The bank’s move into third party distribution with mortgage advisers has been one of the factors behind its lending growth.
While 30-40% of home loans in New Zealand are written through advisers, SBS used to be well below that figure.
Drylie says “we are now at that level if not above it.”
When SBS went into the broker space it set up a virtual branch in Invercargill to handle loan processing.
Recently it has decentralised that process and if there is an SBS branch in the region that is where the lending decision is being made.
Drylie says it is a better solution as the branch understands the local conditions.
Also it can be “quite challenging” from the client’s perspective when decisions are being made in a central place.
SBS doesn’t have a branch in Auckland however it is considering establishing one.
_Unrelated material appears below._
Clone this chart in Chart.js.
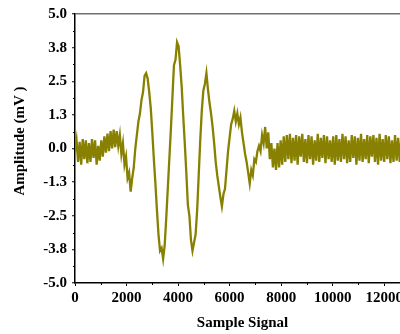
<!DOCTYPE html>
<html>
<head>
<meta charset="utf-8">
<script src="https://cdn.jsdelivr.net/npm/chart.js@4"></script>
<style>
  html, body { margin: 0; padding: 0; background: #fff; overflow: hidden; }
</style>
</head>
<body>
<canvas id="myChart" width="420" height="334"></canvas>
<script>
// one reading every 60 samples
var SAMPLE_STEP = 60;

var AMPLITUDE = [
  // quiet start
  -0.1, 0.3, -0.5, 0.25, -0.6, 0.35, -0.4, 0.3, -0.55, 0.2,
  -0.5, 0.35, -0.35, 0.3, -0.6, 0.1, -0.45,
  // small bump
  0.3, -0.3, 0.45, -0.15, 0.55, -0.1, 0.65, 0.0, 0.7, 0.05, 0.65, 0.1,
  // first dip
  0.5, -0.2, 0.2, -0.6, -0.3, -1.1, -0.9, -1.6,
  // rise to first peak
  -1.1, -0.7, 0.0, 0.5, 1.0, 1.3, 1.8, 2.1, 2.7, 2.8,
  // down to main trough
  2.6, 2.1, 1.5, 0.6, -0.4, -1.3, -2.3, -3.2, -3.8, -3.7, -4.1, -3.6,
  // main peak
  -2.6, -1.5, -0.4, 0.7, 1.9, 3.1, 3.3, 3.95, 3.8, 3.1, 2.3,
  1.2, 0.2, -0.9, -2.1, -2.5, -3.4, -3.8, -3.5,
  // third peak
  -3.2, -2.3, -1.0, 0.3, 1.4, 2.15, 2.4, 2.8, 2.2, 1.7,
  1.3, 0.8, 0.2, -0.5, -1.0, -1.4, -1.8, -2.15,
  // decaying swings
  -1.7, -1.5, -0.8, -0.1, 0.4, 0.9, 1.1, 1.4, 1.0, 1.3, 0.9, 1.15,
  0.6, 0.2, -0.2, -0.5, -0.9, -1.3,
  -0.8, -1.0, -0.4, -0.5, -0.1, 0.1, -0.1, 0.5, 0.2, 0.8,
  0.0, 0.6, -0.4, 0.2, -0.7, 0.0, -0.8, 0.2, -0.7, 0.3, -0.6, 0.45,
  // noisy tail
  -0.5, 0.5, -0.4, 0.55, -0.55, 0.4, -0.45, 0.5, -0.6, 0.45,
  -0.3, 0.55, -0.5, 0.35, -0.55, 0.5, -0.4, 0.45, -0.6, 0.3,
  -0.45, 0.55, -0.5, 0.4, -0.35, 0.5, -0.55, 0.45, -0.4, 0.3,
  -0.5, 0.45, -0.6, 0.5, -0.45, 0.35, -0.5, 0.55, -0.4, 0.45,
  -0.55, 0.3, -0.5, 0.5, -0.35, 0.45, -0.6, 0.4, -0.45, 0.55,
  -0.5, 0.35, -0.4, 0.5, -0.55, 0.45, -0.3, 0.5, -0.5, 0.4,
  -0.6, 0.55, -0.45, 0.35, -0.5, 0.5, -0.4, 0.45, -0.55, 0.3,
  -0.5, 0.5, -0.45, 0.4, -0.5, 0.35
];

var X_TICKS = [0, 2000, 4000, 6000, 8000, 10000, 12000];
var X_MINOR = [1000, 3000, 5000, 7000, 9000, 11000];
var Y_TICKS = [-5, -3.75, -2.5, -1.25, 0, 1.25, 2.5, 3.75, 5];
var Y_MINOR = [-4.375, -3.125, -1.875, -0.625, 0.625, 1.875, 3.125, 4.375];

var points = AMPLITUDE.map(function (v, i) {
  return { x: i * SAMPLE_STEP, y: v };
});

var serif = "'Liberation Serif', 'Times New Roman', serif";

// short minor tick marks between the labelled ones
var minorTicks = {
  id: 'minorTicks',
  afterDraw: function (chart) {
    var c = chart.ctx;
    var xs = chart.scales.x, ys = chart.scales.y;
    c.save();
    c.strokeStyle = '#000';
    c.lineWidth = 1;
    c.beginPath();
    Y_MINOR.forEach(function (v) {
      var py = Math.round(ys.getPixelForValue(v)) + 0.5;
      c.moveTo(ys.right - 2, py);
      c.lineTo(ys.right, py);
    });
    X_MINOR.forEach(function (v) {
      var px = Math.round(xs.getPixelForValue(v)) + 0.5;
      c.moveTo(px, xs.top);
      c.lineTo(px, xs.top + 2);
    });
    c.stroke();
    c.restore();
  }
};

const ctx = document.getElementById('myChart');
new Chart(ctx, {
  type: 'line',
  data: {
    datasets: [{
      data: points,
      borderColor: '#878000',
      borderWidth: 2.3,
      pointRadius: 0,
      tension: 0,
      fill: false
    }]
  },
  options: {
    responsive: false,
    animation: false,
    layout: { padding: { top: 13, right: 10, left: 0, bottom: 0 } },
    plugins: {
      legend: { display: false },
      tooltip: { enabled: false }
    },
    scales: {
      x: {
        type: 'linear',
        min: 0,
        max: 13000,
        afterFit: function (s) { s.height = 51; },
        afterBuildTicks: function (s) {
          s.ticks = X_TICKS.map(function (v) { return { value: v }; });
        },
        border: { color: '#000', width: 1.5 },
        grid: {
          drawOnChartArea: false,
          tickLength: 3,
          tickColor: '#000',
          tickWidth: 1
        },
        ticks: {
          color: '#000',
          padding: 3,
          maxRotation: 0,
          autoSkip: false,
          font: { family: serif, size: 15, weight: 'bold' },
          callback: function (v) { return String(v); }
        },
        title: {
          display: true,
          text: 'Sample Signal',
          color: '#000',
          padding: { top: 0, bottom: 2 },
          font: { family: serif, size: 15, weight: 'bold' }
        }
      },
      y: {
        min: -5,
        max: 5,
        afterFit: function (s) { s.width = 75; },
        afterBuildTicks: function (s) {
          s.ticks = Y_TICKS.map(function (v) { return { value: v }; });
        },
        border: { color: '#000', width: 1.5 },
        grid: {
          drawOnChartArea: true,
          color: function (c) {
            return c.tick && c.tick.value === 5 ? '#707070' : 'rgba(0,0,0,0)';
          },
          lineWidth: 1.5,
          tickLength: 3,
          tickColor: '#000',
          tickWidth: 1
        },
        ticks: {
          color: '#000',
          padding: 5,
          autoSkip: false,
          font: { family: serif, size: 15, weight: 'bold' },
          callback: function (v) { return Number(v).toFixed(1); }
        },
        title: {
          display: true,
          text: '    Amplitude (mV )',
          color: '#000',
          padding: { top: 11, bottom: 0 },
          font: { family: serif, size: 15, weight: 'bold' }
        }
      }
    }
  },
  plugins: [minorTicks]
});
</script>
</body>
</html>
At this stage no decision has been made.
While former chief executive Wayne Evans had entertained the idea of introducing trail commissions, Drylie isn’t going down that route.
“I don’t believe trail is essential to maintaining a good relationship with brokers,” he says.
SBS’s proposition is around its story its service and support levels.
While trail isn’t on the cards at present, it hasn’t been totally ruled at some stage in the future.
SBS has, though, adjusted its upfront commission to 70 basis points plus bonus 20 basis points for volume.
Drylie says the change is because it wants to deal with advisers who understand the SBS story and write continuous business, rather than someone who only puts a small number of deals with the bank.
He added that being a New Zealand bank owned by its customers also resonated strongly with the public who responded to their bank profits staying in the country and being invested into highly competitive mortgage and investment rates.
The highlights from the bank’s six month report to September 30 are:
- Net profit rose 49% from $9.9 million to $14.7 million
- SBS grew its mortgage book by $157.7 million to $2.37 billion. This was well above system growth.
- Loan impairments were down 21% due to good credit management and a focus on quality lending. It is also a good time in the credit cycle.
- Finance Now, SBS’s personal lending business, has grown strongly and hasn’t been subject to the same margin pressure as home loans. Drylie says “the quality of Finance Now’s asset book is exceptional,” and that this business was a “natural hedge” to the bank’s other businesses.
- Expenditure management has been good.
- Drylie says he has had great support from his management team and the board.